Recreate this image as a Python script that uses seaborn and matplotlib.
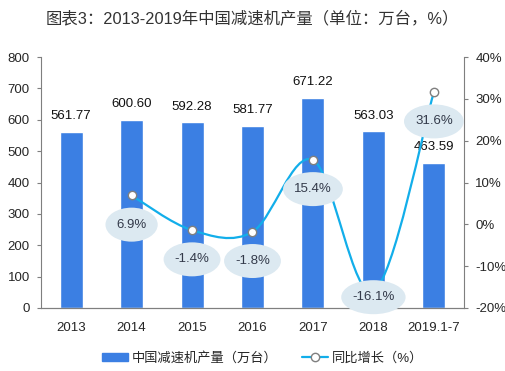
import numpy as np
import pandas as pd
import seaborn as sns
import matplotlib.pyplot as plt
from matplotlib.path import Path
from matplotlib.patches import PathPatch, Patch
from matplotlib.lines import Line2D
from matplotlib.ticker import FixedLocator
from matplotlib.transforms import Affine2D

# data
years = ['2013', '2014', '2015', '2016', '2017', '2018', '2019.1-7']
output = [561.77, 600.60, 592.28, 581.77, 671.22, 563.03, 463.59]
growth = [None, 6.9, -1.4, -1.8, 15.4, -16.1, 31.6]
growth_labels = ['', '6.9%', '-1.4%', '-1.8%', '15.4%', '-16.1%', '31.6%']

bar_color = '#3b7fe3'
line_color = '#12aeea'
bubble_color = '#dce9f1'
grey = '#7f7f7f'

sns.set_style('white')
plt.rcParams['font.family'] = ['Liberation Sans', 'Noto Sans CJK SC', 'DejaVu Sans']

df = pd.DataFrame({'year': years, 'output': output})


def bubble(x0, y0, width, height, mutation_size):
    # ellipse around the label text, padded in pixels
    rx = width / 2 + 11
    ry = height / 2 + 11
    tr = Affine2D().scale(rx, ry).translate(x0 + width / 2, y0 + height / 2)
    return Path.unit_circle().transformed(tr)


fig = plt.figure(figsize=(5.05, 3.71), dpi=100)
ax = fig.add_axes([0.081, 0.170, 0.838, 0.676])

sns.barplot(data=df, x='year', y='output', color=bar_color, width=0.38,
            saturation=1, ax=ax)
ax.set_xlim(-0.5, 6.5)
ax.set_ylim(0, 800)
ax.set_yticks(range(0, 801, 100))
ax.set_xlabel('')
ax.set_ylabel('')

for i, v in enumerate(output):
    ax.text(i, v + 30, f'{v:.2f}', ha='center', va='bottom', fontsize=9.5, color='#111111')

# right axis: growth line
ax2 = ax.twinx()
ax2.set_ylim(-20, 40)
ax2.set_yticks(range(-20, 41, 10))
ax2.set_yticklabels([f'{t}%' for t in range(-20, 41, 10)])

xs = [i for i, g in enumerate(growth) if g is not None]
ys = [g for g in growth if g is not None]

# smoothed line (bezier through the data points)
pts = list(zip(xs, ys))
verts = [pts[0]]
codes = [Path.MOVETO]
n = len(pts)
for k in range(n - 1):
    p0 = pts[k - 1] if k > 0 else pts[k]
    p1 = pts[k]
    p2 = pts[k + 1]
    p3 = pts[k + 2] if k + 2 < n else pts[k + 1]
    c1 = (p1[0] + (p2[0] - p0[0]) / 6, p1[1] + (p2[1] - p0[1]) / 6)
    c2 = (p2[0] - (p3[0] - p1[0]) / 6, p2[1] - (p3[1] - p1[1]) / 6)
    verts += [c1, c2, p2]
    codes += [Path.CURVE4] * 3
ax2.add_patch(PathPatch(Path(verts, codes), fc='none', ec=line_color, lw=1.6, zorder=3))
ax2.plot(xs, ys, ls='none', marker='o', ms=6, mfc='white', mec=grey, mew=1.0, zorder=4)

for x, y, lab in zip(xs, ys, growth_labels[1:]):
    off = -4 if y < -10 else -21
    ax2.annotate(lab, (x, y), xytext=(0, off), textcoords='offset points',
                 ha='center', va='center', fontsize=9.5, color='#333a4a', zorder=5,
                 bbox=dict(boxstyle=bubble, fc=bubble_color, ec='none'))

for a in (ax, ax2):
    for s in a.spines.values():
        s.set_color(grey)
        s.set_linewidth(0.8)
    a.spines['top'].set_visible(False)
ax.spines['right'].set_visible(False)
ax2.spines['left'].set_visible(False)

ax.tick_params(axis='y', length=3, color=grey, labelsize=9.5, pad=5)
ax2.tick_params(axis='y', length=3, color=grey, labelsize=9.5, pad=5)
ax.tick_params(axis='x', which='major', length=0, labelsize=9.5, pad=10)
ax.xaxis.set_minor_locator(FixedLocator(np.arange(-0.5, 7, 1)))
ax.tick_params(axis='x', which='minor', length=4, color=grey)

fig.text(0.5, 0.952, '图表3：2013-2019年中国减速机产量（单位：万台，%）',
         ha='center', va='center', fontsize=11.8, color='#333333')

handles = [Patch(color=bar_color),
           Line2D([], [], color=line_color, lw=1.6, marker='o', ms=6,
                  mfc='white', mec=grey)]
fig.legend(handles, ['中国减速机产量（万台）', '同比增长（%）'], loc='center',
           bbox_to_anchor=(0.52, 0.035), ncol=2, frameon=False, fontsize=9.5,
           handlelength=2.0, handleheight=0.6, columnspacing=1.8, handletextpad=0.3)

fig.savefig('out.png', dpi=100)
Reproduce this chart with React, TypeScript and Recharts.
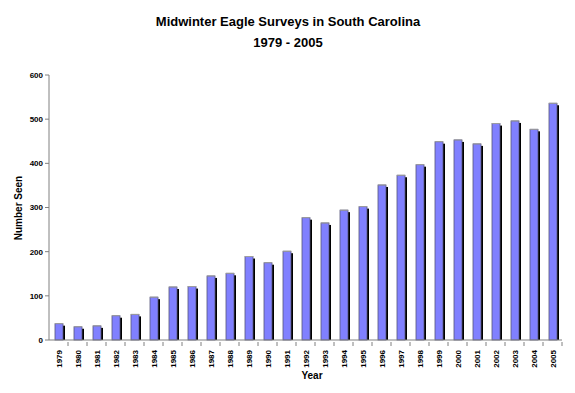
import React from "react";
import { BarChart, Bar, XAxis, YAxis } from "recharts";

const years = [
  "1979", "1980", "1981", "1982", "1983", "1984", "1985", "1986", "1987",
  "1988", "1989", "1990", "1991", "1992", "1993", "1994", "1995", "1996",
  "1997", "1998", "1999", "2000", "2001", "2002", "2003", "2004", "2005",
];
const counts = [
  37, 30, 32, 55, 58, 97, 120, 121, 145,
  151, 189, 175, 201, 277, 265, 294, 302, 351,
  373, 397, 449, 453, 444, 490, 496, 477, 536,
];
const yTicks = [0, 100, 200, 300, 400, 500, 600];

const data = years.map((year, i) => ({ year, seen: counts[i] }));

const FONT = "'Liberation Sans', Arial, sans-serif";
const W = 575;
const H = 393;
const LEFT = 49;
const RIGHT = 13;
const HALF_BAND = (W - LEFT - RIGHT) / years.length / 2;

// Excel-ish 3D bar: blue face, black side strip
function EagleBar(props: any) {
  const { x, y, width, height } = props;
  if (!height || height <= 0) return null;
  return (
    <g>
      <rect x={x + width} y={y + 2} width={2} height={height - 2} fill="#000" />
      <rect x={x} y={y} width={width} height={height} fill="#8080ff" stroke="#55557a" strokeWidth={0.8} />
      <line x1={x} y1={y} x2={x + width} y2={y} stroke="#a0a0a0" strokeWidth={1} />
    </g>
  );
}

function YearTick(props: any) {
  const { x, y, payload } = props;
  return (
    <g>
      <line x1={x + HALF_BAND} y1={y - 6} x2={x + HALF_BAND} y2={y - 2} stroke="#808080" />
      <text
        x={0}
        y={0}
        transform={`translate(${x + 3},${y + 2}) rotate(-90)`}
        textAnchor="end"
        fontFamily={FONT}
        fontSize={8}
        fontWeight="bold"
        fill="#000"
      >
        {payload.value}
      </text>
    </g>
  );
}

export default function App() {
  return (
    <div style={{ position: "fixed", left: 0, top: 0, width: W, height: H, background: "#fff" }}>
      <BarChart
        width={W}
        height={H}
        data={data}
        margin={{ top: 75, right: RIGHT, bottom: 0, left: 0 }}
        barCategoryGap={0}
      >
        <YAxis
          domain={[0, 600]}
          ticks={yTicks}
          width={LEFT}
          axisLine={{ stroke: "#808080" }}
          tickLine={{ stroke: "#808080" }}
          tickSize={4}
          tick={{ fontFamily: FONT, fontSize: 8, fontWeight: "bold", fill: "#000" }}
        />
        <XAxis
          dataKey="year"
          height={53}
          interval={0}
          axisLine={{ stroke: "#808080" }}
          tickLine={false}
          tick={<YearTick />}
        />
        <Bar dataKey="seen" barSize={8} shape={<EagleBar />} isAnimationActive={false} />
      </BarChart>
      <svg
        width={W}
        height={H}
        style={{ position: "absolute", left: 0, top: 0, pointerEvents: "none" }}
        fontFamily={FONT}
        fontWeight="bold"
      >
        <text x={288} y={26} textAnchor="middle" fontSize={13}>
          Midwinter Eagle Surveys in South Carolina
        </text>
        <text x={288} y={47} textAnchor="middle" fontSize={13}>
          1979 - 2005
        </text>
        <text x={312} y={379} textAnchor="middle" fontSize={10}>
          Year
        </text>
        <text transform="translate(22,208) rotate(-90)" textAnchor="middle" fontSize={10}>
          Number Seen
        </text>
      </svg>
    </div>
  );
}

· · · ·

What is required: Print, exactly as written, the lines above from the first one to the one containing "from matplotlib.transforms import Affine2D". Leave out pictures.

Response to the exercise:
Recreate this image as a Python script that uses seaborn and matplotlib.
import numpy as np
import pandas as pd
import seaborn as sns
import matplotlib.pyplot as plt
from matplotlib.path import Path
from matplotlib.patches import PathPatch, Patch
from matplotlib.lines import Line2D
from matplotlib.ticker import FixedLocator
from matplotlib.transforms import Affine2D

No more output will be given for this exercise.